INFORMATION SHOWN

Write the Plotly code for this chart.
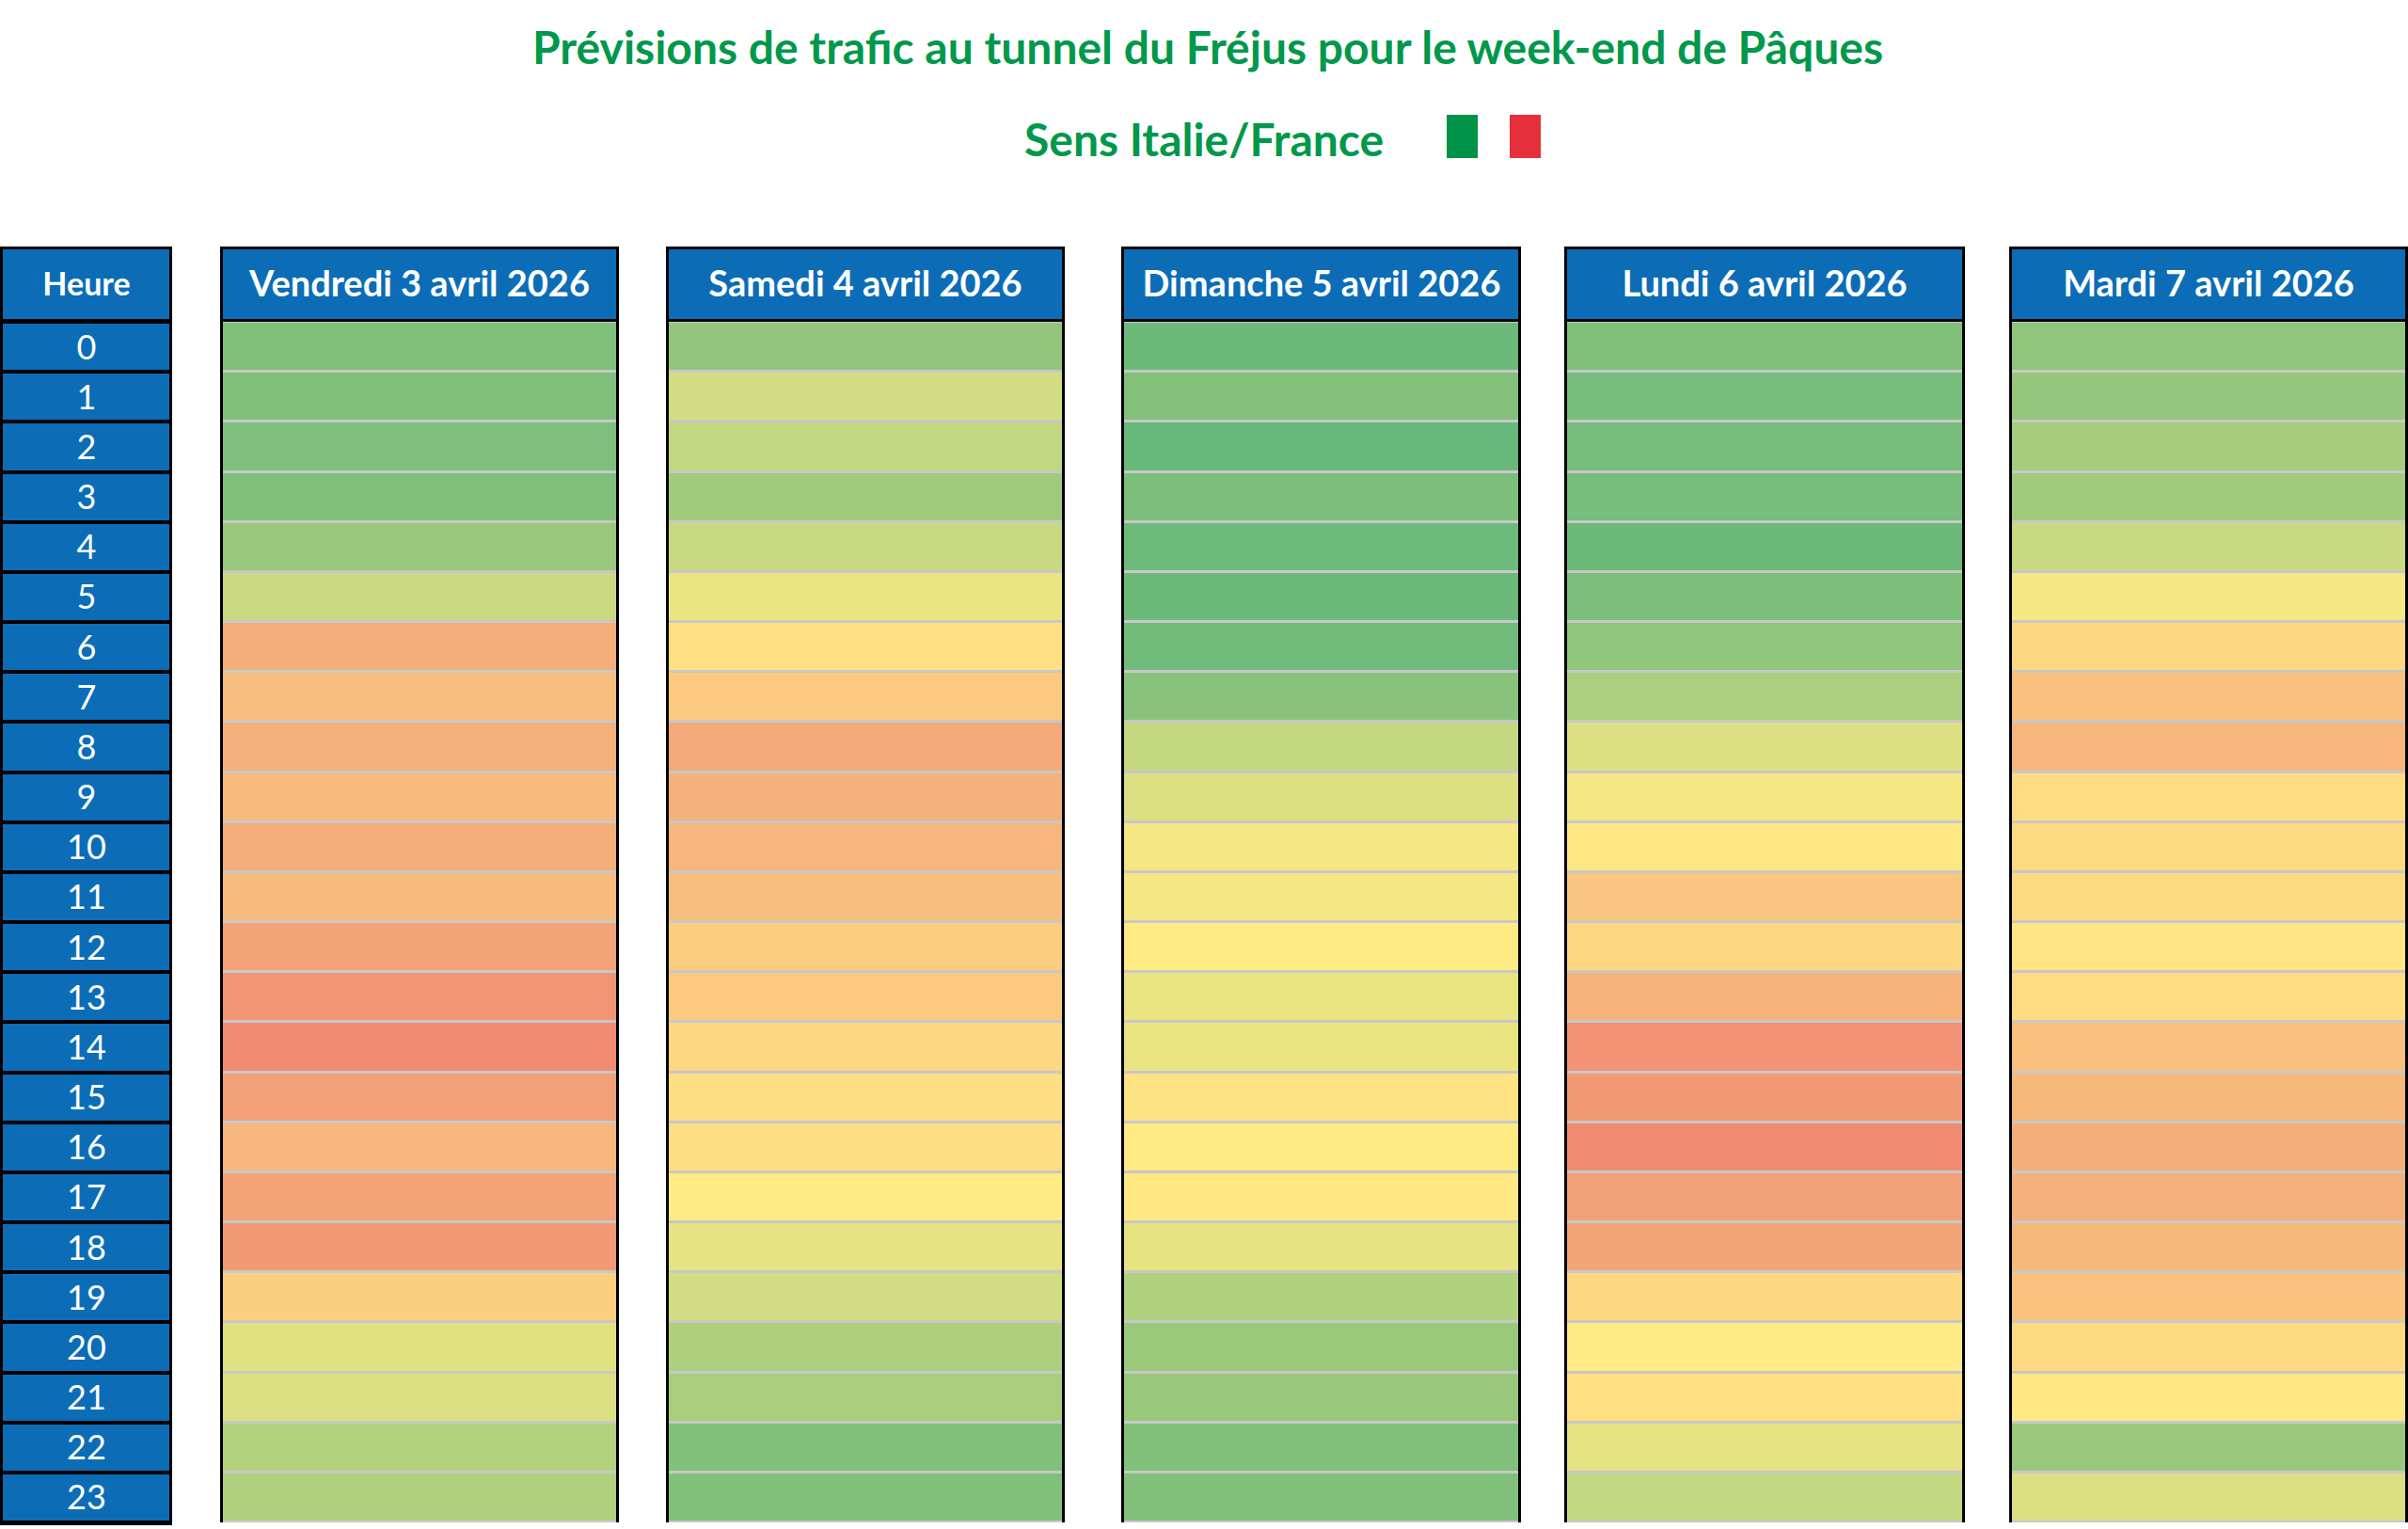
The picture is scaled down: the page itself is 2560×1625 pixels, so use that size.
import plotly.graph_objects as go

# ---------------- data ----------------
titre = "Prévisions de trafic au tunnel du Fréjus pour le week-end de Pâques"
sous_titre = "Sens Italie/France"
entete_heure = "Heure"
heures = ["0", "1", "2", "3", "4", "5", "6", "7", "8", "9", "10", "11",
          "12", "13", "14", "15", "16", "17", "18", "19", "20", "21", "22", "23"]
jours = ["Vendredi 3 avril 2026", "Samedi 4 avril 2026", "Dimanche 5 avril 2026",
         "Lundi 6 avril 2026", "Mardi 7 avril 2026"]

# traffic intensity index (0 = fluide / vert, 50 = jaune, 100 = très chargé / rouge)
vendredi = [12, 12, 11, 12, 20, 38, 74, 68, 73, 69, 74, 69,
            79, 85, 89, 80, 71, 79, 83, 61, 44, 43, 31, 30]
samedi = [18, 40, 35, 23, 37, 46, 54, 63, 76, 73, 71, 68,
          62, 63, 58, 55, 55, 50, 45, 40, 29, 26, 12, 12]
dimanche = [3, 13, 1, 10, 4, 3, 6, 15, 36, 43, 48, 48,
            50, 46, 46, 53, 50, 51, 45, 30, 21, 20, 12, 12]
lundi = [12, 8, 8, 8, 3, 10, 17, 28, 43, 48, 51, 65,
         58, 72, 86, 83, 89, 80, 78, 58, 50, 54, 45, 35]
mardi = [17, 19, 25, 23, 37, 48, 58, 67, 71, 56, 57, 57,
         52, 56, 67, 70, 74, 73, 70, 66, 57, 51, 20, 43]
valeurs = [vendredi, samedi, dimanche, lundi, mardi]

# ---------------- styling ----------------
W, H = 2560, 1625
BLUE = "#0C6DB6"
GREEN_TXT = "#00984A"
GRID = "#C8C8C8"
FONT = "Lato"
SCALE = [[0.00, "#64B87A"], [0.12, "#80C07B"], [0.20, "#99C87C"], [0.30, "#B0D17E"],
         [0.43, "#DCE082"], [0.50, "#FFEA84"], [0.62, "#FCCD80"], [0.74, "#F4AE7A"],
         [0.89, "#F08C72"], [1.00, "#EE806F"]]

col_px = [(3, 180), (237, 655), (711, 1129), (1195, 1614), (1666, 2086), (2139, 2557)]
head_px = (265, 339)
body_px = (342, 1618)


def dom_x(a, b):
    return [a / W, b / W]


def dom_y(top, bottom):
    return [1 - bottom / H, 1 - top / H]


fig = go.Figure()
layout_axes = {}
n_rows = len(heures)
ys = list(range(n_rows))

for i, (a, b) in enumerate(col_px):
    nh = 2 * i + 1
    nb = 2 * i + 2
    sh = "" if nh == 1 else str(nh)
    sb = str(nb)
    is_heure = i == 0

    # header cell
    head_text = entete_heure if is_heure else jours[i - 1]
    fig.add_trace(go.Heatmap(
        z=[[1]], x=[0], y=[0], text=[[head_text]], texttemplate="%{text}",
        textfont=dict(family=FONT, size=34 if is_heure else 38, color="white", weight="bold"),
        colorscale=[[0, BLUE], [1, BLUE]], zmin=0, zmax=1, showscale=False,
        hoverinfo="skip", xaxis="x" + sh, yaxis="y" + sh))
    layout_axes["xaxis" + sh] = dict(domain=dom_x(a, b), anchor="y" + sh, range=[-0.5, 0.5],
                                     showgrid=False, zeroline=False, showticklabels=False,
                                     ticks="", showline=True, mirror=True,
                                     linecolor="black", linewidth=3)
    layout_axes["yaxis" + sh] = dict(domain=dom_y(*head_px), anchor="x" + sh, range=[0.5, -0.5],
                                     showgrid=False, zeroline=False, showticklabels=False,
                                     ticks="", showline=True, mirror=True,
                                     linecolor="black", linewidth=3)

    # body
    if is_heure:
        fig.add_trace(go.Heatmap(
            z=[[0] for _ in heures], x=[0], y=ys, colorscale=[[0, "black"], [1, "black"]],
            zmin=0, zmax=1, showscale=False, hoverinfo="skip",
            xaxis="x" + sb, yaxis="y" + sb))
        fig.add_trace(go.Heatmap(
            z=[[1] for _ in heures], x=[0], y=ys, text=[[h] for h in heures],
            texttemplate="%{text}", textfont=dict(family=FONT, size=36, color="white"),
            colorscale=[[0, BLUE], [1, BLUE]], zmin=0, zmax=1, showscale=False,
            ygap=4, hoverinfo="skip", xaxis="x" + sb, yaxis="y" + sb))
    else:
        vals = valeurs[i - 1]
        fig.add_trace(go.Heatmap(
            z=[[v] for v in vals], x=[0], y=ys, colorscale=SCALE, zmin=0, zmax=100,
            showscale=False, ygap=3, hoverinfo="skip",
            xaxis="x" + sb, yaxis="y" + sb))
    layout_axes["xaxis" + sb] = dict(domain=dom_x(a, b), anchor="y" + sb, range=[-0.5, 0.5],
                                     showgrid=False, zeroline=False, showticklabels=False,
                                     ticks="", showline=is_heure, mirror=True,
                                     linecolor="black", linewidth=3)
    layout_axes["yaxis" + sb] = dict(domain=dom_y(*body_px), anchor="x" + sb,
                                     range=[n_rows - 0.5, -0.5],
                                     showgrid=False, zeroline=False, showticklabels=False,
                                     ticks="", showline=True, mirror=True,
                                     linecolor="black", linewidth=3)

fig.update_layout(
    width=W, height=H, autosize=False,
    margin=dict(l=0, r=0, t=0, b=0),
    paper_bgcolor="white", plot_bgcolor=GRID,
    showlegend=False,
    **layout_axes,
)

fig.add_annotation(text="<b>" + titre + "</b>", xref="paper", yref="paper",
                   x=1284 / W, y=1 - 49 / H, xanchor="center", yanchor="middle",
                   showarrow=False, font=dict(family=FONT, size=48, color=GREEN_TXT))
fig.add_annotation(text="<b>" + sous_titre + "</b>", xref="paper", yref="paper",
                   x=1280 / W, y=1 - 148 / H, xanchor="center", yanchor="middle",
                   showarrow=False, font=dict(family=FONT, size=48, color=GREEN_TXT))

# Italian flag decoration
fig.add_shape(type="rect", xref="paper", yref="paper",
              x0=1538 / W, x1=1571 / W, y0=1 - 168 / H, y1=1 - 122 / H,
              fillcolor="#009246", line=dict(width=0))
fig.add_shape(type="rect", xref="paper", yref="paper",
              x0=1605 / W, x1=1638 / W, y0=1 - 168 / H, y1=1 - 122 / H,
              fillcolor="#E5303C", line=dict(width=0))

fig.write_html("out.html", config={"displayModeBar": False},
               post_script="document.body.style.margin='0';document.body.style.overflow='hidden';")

DIRECTION
Go back over the listing above and copy exactly the lines that begin at the line with "The picture is" and stop after the line with "import plotly.graph_objects as go"; leave out every other line.

TASK RESULT
The picture is scaled down: the page itself is 2560×1625 pixels, so use that size.
import plotly.graph_objects as go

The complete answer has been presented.